Americans are firmly entrenched in a hyper-consumerist society.
- Since 1973, the average size of newly constructed US homes has increased by over 50%, while the average household size has decreased resulting in a nearly doubled average amount of living space per person (source).
- You would think that with larger homes, two car garages would be occupied as intended: with cars. This is not the case – according to a study by the US Department of Energy, 25% of those with two car garages have no room for cars, while 32% only have room for one car (source).
- Weddings in the 1930s cost an average of ¼ of household income, compared to today’s cost of ½ of household income (source).
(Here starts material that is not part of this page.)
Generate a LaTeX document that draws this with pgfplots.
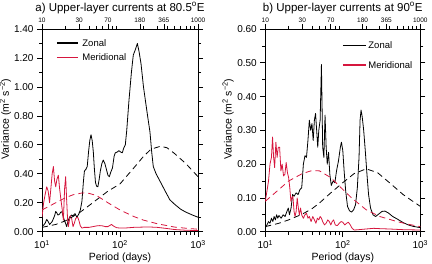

Between 2010 and 2016, the average cost of a wedding rose more than $5,000 (source).
- Nearly half of Americans admit to overspending on holiday gifts. According to NerdWallet, 28% of Americans were still paying off 2017’s holiday credit card debt during the 2018 holidays (source).
- Despite hundreds to thousands of social media connections and Facebook friends, a recent study has determined that the number of close friends Americans have has decreased from three to two in the last 25 years (source).
- Even with an improving economy, a record 7 million Americans are at least 3 months behind on car loan payments. This figure is about a million more than in 2009, towards the end of the last recession (source).
- The average American family spends $1,700 a year on clothing (source). Yet, most people only wear 20% of their clothes (source).
Through constant advertisements, social media influences, and external pressures, Americans have been wired to overconsume. It’s caused us to extend beyond our physical and financial means.
We are more technologically connected than ever, and yet we find ourselves more and more alone.
In Excess We Trust
Lost in the depths of “stuff”, our wallets are empty, our homes are cluttered, and we are stretched far too thin with obligations and living up to others’ expectations to actually enjoy life.
So what would happen if you just decided to live with less?
Living with Less
In experimenting with downsizing and simplifying different parts of my life, I’ve learned how to measure significance, not live in excess, and be more present.
I deleted my social media years ago. Some people like it…I am not one of those people. Without it, I found myself purposefully connecting with the people I actually wanted to spend my time with. I grew closer with friends and family.
It’s so easy to trick yourself into thinking that you are staying in touch with everyone simply by checking out their photos or leaving a quick comment. If that is the depth of your relationships, then by all means – have at it! For me, I look for authenticity. I appreciate relationships of genuine conversation and connection.
I live on 50% of what I make. The remaining 50% of my income is saved, invested, and put towards flexible spending.
Living on less has taught me that I really don’t NEED more. It has taught me to value what I have and because I value what I have, I’m pretty calculated when it comes to something I might want.
Possessions are as temporary as life is temporary.
While there might be some beloved items in your arsenal, the truth is that you could likely live without the majority of the stuff you own.
I purge all throughout the year. Through donations, eBay sales, and even landfill visits, I shed the things that are not used or valued. Purging creates a cleaner space, which, for me, creates an uncluttered mind.
I stopped drinking in February, started again in March, and stopped again in April.
Speaking of an uncluttered mind, I have to say that my mind does feel sharper and more aware since I have had less alcohol. I toy with the idea of quitting alcohol altogether, but I do enjoy my beverages!
I will say that my experiment with no alcohol has resulted in better sleep, better hydration, and a clearer mind. My body feels less tired and bloated, which is always a plus.
Because I removed people from my life who I no longer want to connect with, I find myself living with less obligations. I am not the kind of person who lives life through obligations.
If it doesn’t truly bring you joy, then why bother?
Having no obligations allow us more free time to do the things we want to do with the people we want to spend time with.
Living with less of the above has helped me feel healthier, calmer, and more confident. It has brought a different perspective to life. I am much more present in my day-to-day and look forward to seeing what the future brings.
What ways could you live with less? How do you think it would change you?